I wish I had someone to talk to. My special friend was willing to do things, but he didn’t want to talk about it, and at that point, he wasn’t willing to think of himself as gay. But at least I had the freedom to discover the joys of sex. However, I know it could have went terribly wrong. What if it had been an older boy who had led me into the woods with the intention of raping me? What if I had blown a boy, and he told everyone in school? So as I watched Deb go through her sexual awakening, I tensed up and waited for the shit to hit the fan. I wanted her to have a trusted and nurturing adult around to tell her that it’s okay to have those feelings, it’s okay to want those things, but you have to be careful, and there isn’t any rush.

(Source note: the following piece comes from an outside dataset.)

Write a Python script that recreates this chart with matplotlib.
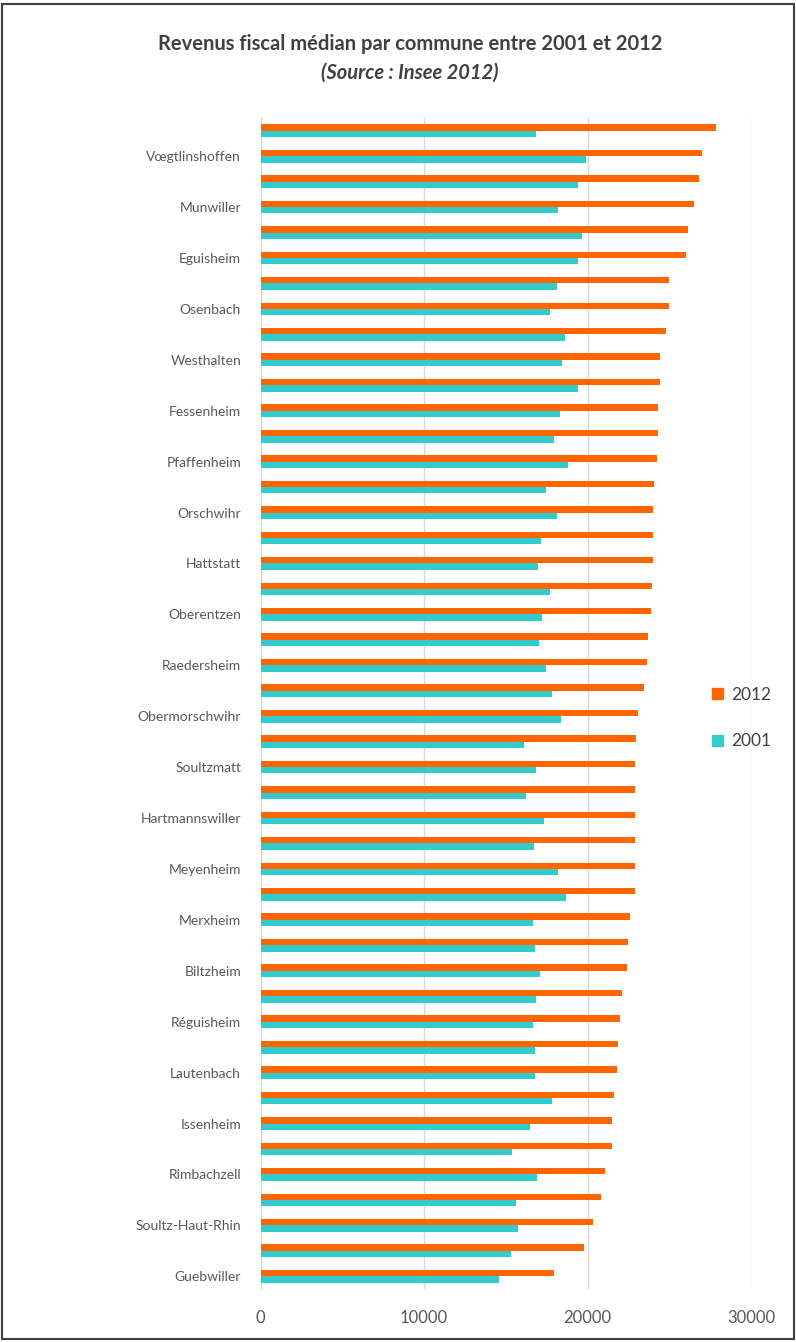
import matplotlib.pyplot as plt
import numpy as np
from matplotlib.patches import Patch, Rectangle

plt.rcParams['font.family'] = ['Lato', 'DejaVu Sans']

# communes shown on the axis (every other row, top to bottom)
communes = ["Vœgtlinshoffen", "Munwiller", "Eguisheim", "Osenbach", "Westhalten",
            "Fessenheim", "Pfaffenheim", "Orschwihr", "Hattstatt", "Oberentzen",
            "Raedersheim", "Obermorschwihr", "Soultzmatt", "Hartmannswiller",
            "Meyenheim", "Merxheim", "Biltzheim", "Réguisheim", "Lautenbach",
            "Issenheim", "Rimbachzell", "Soultz-Haut-Rhin", "Guebwiller"]

# median income, 46 rows from top to bottom
rev_2012 = [27860, 27000, 26820, 26530, 26170, 26020, 24990, 24990, 24800, 24450,
            24410, 24310, 24310, 24230, 24070, 24030, 24030, 24030, 23950, 23870,
            23720, 23660, 23440, 23090, 22990, 22910, 22910, 22910, 22890, 22910,
            22910, 22600, 22480, 22420, 22110, 21970, 21880, 21820, 21600, 21500,
            21500, 21070, 20840, 20360, 19790, 17970]
rev_2001 = [16850, 19910, 19440, 18200, 19680, 19400, 18150, 17710, 18640, 18440,
            19440, 18300, 17930, 18810, 17460, 18150, 17180, 16950, 17710, 17240,
            17030, 17460, 17830, 18360, 16140, 16830, 16220, 17340, 16730, 18200,
            18700, 16650, 16810, 17100, 16850, 16670, 16810, 16810, 17830, 16480,
            15380, 16930, 15610, 15750, 15320, 14610]

x_ticks = [0, 10000, 20000, 30000]

fig = plt.figure(figsize=(7.96, 13.42), dpi=100)
ax = fig.add_axes([0.3273, 0.0395, 0.6162, 0.8726])

pos = np.arange(len(rev_2012))
h = 0.25
ax.barh(pos - h / 2, rev_2012, height=h, color="#FF6600", label="2012", zorder=3)
ax.barh(pos + h / 2, rev_2001, height=h, color="#33CCCC", label="2001", zorder=3)

ax.set_xlim(0, 30000)
ax.set_ylim(len(pos) - 0.5, -0.5)
ax.set_xticks(x_ticks)
ax.set_xticklabels([str(t) for t in x_ticks])
ax.set_yticks(pos[1::2])
ax.set_yticklabels(communes)
ax.tick_params(axis="both", length=0, labelsize=10, colors="#595959")
ax.tick_params(axis="x", pad=15, labelsize=12)
ax.tick_params(axis="y", pad=14)
ax.grid(axis="x", color="#d9d9d9", linewidth=1, zorder=0)
for s in ["top", "right", "bottom"]:
    ax.spines[s].set_visible(False)
ax.spines["left"].set_color("#d9d9d9")

# title
fig.text(0.515, 0.967, "Revenus fiscal médian par commune entre 2001 et 2012",
         ha="center", va="center", fontsize=14.5, fontweight="bold", color="#404040")
fig.text(0.515, 0.946, "(Source : Insee 2012)", ha="center", va="center",
         fontsize=14.5, fontweight="bold", style="italic", color="#404040")

# legend
handles = [Patch(color="#FF6600", label="2012"), Patch(color="#33CCCC", label="2001")]
fig.legend(handles=handles, loc="center left", bbox_to_anchor=(0.875, 0.465),
           frameon=False, fontsize=12.5, handlelength=0.6, handleheight=0.6,
           handletextpad=0.5, labelspacing=1.75, labelcolor="#404040")

# chart frame
fig.patches.append(Rectangle((0.003, 0.002), 0.994, 0.995, transform=fig.transFigure,
                             fill=False, edgecolor="#404040", linewidth=1.5))

plt.savefig("out.png", dpi=100)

As I watched these kids experience the consequences of bad or nonexistent parenting and remembered what it was like for me when I was their age, an idea came to me. I think it would be nice to have a kind of finishing school for young adults from dysfunctional families. When the kid is 18, and their crazy parents no longer have any legal control, they could voluntarily sign up for a two year training program. They’d have to wake up early, make their beds and engage in exercise, just like in the Army. They’d have to be clean, neat and presentable at all times. They’d be fed healthy food, and they’d have to eat it using correct table manners. They’d learn standard English and take classes that would prepare them for college. Every day, they’d see a therapist who was specially trained to help young people with neglectful or abusive parents. They would get career counseling so that they could plan their future. It would be drilled into them every day that they could achieve their goals so long as they were reasonable and they worked steadily toward them. They would learn coping skills and social skills, skills that would help them thrive. It would be an intensive, nurturing and highly disciplined program. I could have used a school like that. I think it would have helped a great deal.

2 comments:

  1. I am glad you found some-one to "go into the woods" with. I sure wish I had. I an still afraid to come out.
    I would add to the post-18 agenda: let the person know they are loved. Being loved by some-one is the most important thing there is.